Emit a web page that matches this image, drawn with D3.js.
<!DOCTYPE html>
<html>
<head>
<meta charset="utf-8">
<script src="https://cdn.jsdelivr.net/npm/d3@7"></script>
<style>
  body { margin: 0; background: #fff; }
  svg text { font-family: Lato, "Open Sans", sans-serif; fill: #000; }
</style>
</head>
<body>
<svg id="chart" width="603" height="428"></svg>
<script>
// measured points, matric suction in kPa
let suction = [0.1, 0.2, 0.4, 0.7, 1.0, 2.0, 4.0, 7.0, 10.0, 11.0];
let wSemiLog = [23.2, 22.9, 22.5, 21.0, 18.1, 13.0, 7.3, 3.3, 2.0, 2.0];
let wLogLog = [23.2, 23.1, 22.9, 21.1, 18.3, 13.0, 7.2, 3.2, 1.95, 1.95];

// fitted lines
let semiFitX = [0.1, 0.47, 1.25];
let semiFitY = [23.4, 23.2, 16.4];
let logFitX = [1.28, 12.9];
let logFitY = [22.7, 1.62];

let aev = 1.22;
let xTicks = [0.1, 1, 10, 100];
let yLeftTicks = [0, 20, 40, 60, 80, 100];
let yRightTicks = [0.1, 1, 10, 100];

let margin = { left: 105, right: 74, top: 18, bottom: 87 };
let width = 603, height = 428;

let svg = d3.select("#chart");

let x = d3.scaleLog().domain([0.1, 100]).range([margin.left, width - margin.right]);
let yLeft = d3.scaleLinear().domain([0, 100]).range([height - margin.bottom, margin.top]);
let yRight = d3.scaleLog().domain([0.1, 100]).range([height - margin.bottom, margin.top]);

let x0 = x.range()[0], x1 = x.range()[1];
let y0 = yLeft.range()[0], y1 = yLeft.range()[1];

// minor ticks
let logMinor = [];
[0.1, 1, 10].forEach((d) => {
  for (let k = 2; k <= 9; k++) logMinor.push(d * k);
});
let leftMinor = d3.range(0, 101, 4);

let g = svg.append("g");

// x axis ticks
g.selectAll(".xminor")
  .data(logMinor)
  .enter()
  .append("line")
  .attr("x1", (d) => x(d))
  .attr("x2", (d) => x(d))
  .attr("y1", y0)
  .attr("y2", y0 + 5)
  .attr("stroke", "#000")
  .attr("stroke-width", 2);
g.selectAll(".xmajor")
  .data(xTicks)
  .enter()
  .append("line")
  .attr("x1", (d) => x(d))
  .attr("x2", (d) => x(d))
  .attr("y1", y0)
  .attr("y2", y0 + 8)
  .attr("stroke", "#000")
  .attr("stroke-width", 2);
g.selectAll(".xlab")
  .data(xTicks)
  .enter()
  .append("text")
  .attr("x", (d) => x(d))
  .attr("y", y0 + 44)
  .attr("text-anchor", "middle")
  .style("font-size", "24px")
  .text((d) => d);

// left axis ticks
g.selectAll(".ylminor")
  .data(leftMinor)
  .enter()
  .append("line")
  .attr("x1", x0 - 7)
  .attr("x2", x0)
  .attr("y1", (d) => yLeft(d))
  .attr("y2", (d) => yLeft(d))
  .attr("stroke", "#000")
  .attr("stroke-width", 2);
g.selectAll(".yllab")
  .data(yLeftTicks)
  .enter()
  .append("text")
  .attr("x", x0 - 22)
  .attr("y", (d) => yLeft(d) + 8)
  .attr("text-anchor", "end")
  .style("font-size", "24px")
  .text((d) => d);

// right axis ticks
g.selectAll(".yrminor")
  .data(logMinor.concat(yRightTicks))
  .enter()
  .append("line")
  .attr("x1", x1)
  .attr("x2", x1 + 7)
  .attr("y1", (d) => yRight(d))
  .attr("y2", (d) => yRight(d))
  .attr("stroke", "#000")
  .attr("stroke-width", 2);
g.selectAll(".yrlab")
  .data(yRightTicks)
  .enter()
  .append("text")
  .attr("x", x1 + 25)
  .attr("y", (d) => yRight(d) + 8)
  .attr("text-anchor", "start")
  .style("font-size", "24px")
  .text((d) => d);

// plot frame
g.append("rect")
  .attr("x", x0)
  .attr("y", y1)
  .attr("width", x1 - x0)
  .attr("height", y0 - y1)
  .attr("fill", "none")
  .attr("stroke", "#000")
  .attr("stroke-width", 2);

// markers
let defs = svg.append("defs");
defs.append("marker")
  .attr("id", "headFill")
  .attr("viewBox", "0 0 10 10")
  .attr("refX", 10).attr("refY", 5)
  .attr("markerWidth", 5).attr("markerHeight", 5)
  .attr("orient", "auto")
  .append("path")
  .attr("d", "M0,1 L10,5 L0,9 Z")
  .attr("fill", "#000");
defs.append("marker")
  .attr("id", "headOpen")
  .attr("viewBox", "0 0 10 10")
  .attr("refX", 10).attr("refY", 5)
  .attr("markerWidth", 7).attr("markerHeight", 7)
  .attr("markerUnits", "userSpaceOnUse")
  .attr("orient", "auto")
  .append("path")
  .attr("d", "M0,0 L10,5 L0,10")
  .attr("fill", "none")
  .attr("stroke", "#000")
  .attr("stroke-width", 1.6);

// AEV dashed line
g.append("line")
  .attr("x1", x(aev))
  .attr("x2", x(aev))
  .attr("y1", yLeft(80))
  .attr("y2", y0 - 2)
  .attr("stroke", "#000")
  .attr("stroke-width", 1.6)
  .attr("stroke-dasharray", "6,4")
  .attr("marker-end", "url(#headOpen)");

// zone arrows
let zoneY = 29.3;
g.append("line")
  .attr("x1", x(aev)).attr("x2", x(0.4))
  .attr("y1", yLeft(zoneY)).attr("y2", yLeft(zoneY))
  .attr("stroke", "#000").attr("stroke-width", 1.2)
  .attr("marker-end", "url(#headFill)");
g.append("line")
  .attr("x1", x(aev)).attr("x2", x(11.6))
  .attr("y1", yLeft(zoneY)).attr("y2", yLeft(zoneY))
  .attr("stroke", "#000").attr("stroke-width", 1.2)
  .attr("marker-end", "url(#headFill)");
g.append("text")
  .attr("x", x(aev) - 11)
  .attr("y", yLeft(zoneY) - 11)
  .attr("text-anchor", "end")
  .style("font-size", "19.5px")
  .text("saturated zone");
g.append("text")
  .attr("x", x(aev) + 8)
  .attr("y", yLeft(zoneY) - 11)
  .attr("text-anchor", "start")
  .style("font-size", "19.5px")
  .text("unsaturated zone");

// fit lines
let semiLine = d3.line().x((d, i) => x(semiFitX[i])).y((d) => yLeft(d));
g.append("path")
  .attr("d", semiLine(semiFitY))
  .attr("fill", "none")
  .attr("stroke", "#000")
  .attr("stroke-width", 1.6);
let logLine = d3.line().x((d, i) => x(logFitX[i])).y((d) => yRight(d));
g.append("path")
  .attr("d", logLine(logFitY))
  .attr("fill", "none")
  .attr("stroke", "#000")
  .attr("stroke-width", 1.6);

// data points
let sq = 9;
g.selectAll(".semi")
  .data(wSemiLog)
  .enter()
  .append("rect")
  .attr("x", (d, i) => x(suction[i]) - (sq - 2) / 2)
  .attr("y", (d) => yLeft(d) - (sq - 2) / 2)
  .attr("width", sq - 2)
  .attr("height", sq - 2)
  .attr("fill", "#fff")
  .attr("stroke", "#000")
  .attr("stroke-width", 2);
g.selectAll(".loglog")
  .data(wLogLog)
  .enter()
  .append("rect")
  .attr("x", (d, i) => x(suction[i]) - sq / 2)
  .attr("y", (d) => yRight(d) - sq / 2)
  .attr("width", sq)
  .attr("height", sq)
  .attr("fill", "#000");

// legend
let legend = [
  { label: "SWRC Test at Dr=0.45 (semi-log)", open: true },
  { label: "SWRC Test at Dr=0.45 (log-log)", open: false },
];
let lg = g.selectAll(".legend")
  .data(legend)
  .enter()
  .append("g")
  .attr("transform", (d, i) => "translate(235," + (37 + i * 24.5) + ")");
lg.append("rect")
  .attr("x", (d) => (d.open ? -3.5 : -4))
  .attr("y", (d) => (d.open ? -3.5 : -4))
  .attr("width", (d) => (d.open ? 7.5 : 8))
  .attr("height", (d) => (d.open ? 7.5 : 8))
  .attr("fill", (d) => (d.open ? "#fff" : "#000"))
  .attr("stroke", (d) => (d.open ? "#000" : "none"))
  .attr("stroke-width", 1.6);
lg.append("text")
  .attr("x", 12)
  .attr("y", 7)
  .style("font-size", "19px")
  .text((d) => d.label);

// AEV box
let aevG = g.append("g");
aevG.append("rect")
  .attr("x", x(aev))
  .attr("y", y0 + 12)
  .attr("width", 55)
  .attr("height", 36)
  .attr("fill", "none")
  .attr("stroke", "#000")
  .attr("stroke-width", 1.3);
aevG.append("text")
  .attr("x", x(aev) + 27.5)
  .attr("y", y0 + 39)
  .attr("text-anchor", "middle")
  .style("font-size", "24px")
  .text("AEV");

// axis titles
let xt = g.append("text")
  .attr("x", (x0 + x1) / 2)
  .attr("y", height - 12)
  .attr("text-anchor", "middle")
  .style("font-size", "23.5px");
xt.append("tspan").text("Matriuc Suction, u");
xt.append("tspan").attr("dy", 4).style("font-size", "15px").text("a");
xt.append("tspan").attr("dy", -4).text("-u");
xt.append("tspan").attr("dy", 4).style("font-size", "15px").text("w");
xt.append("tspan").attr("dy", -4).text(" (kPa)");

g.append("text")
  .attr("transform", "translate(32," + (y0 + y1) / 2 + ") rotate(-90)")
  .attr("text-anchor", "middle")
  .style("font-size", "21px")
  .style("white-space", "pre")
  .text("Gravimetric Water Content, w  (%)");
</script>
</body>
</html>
━━━━━━
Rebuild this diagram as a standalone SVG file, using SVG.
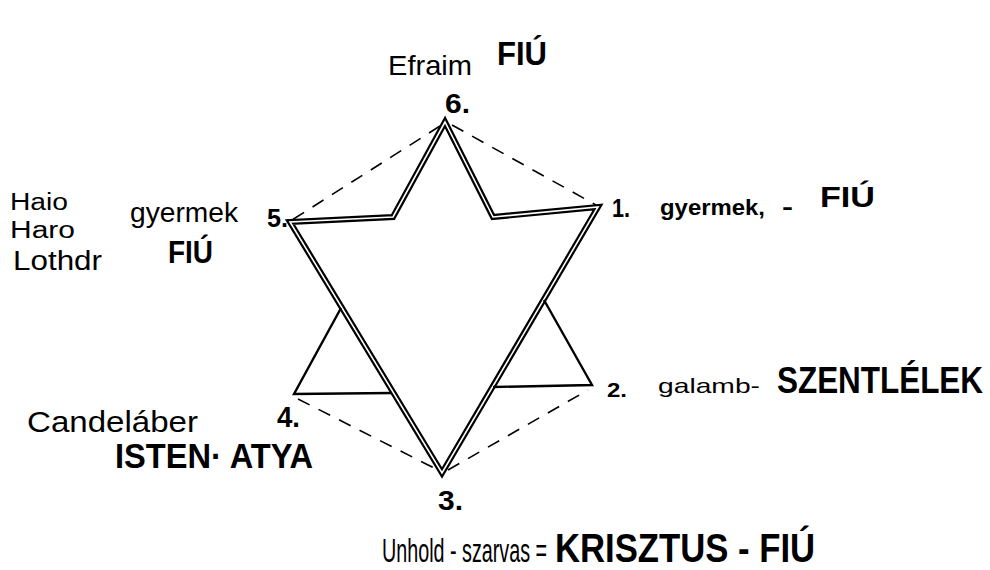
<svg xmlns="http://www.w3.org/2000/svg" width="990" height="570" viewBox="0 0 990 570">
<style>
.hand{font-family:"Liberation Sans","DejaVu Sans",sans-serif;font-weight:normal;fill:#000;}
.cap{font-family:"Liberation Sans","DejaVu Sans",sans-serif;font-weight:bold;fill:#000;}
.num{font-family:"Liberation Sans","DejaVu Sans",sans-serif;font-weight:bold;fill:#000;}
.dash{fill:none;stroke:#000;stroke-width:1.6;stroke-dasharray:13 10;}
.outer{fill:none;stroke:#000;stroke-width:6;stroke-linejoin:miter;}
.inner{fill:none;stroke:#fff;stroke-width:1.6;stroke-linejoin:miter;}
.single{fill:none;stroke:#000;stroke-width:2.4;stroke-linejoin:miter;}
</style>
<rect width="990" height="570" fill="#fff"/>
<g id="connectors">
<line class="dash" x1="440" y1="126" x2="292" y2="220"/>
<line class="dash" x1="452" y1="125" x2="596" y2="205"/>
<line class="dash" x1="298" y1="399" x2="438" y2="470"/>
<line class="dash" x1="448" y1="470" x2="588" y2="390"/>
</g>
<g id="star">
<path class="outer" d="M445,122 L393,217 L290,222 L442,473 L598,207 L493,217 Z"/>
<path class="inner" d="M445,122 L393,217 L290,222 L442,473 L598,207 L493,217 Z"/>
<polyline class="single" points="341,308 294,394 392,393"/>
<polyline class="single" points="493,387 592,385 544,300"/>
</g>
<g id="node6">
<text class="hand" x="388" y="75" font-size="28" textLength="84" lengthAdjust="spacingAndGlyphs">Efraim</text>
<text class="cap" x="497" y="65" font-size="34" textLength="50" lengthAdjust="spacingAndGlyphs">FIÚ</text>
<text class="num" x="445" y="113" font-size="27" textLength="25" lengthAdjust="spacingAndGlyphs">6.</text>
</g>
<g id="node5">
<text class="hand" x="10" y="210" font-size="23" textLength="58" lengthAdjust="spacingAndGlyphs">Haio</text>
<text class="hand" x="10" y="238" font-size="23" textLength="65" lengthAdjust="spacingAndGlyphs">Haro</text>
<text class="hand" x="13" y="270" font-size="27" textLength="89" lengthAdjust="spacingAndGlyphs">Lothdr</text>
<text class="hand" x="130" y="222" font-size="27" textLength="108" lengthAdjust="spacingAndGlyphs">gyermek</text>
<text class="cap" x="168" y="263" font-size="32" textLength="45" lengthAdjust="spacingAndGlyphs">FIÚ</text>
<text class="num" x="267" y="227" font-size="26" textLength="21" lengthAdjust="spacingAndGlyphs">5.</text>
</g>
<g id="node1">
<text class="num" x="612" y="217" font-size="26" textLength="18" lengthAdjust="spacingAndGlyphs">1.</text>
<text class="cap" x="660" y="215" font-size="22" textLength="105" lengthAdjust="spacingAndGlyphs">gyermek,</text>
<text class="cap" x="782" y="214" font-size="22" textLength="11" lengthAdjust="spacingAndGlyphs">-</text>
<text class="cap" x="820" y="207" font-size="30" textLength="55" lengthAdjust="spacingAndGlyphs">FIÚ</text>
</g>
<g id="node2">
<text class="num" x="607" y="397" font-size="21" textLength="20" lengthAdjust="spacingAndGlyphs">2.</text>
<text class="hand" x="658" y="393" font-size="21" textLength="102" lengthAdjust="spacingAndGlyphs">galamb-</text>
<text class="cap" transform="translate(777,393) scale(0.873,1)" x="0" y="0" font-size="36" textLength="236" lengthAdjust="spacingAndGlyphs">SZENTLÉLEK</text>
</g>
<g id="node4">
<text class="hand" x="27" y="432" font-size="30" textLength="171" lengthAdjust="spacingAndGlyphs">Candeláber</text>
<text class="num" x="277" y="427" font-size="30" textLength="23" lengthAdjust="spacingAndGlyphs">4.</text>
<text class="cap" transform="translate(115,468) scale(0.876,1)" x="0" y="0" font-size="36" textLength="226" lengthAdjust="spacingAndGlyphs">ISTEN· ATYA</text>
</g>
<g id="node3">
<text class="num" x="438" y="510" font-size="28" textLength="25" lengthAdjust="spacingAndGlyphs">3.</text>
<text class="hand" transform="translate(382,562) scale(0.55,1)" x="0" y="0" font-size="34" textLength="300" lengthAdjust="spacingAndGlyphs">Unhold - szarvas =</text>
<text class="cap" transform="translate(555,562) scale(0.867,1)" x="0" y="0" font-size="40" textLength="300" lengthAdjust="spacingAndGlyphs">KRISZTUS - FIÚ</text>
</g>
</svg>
━━━━━━
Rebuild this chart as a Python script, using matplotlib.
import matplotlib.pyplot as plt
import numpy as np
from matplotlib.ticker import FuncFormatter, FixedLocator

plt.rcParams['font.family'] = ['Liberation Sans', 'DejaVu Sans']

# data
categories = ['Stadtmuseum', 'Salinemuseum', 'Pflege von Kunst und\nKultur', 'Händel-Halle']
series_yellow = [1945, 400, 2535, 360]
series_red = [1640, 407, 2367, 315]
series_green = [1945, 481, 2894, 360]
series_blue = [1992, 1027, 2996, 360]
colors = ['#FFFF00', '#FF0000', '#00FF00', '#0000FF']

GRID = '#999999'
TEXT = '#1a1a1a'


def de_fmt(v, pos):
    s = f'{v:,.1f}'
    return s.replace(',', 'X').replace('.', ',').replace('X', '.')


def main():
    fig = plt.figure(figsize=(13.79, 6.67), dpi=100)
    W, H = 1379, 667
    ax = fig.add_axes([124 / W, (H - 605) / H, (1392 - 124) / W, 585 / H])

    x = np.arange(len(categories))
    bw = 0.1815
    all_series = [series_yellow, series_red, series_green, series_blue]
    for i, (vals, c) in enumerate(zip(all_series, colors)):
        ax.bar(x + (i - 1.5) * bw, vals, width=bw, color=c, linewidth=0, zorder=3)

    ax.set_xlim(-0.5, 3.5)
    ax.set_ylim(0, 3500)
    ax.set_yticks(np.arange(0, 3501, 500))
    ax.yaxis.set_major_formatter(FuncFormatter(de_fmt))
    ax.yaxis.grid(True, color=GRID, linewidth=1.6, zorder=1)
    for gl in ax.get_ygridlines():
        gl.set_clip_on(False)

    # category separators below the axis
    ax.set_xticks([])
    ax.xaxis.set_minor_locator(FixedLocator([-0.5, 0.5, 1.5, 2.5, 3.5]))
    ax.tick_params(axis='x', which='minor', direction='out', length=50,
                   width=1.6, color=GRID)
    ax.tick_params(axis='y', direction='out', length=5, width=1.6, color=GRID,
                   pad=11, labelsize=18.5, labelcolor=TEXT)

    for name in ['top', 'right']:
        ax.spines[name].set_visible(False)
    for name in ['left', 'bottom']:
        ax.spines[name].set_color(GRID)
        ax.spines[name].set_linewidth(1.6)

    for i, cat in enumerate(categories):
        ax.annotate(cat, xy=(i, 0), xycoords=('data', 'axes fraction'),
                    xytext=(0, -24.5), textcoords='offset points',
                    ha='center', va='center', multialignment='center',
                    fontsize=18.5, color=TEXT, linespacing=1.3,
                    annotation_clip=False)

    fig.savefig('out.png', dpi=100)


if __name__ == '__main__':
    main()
━━━━━━
Set problem |
Transcribe the lines beginning at the one that contains "Rebuild this chart" and ending at the one that contains "plt.rcParams['font.family'] = ['Liberation", with nothing added or left out.

Written answer |
Rebuild this chart as a Python script, using matplotlib.
import matplotlib.pyplot as plt
import numpy as np
from matplotlib.ticker import FuncFormatter, FixedLocator

plt.rcParams['font.family'] = ['Liberation Sans', 'DejaVu Sans']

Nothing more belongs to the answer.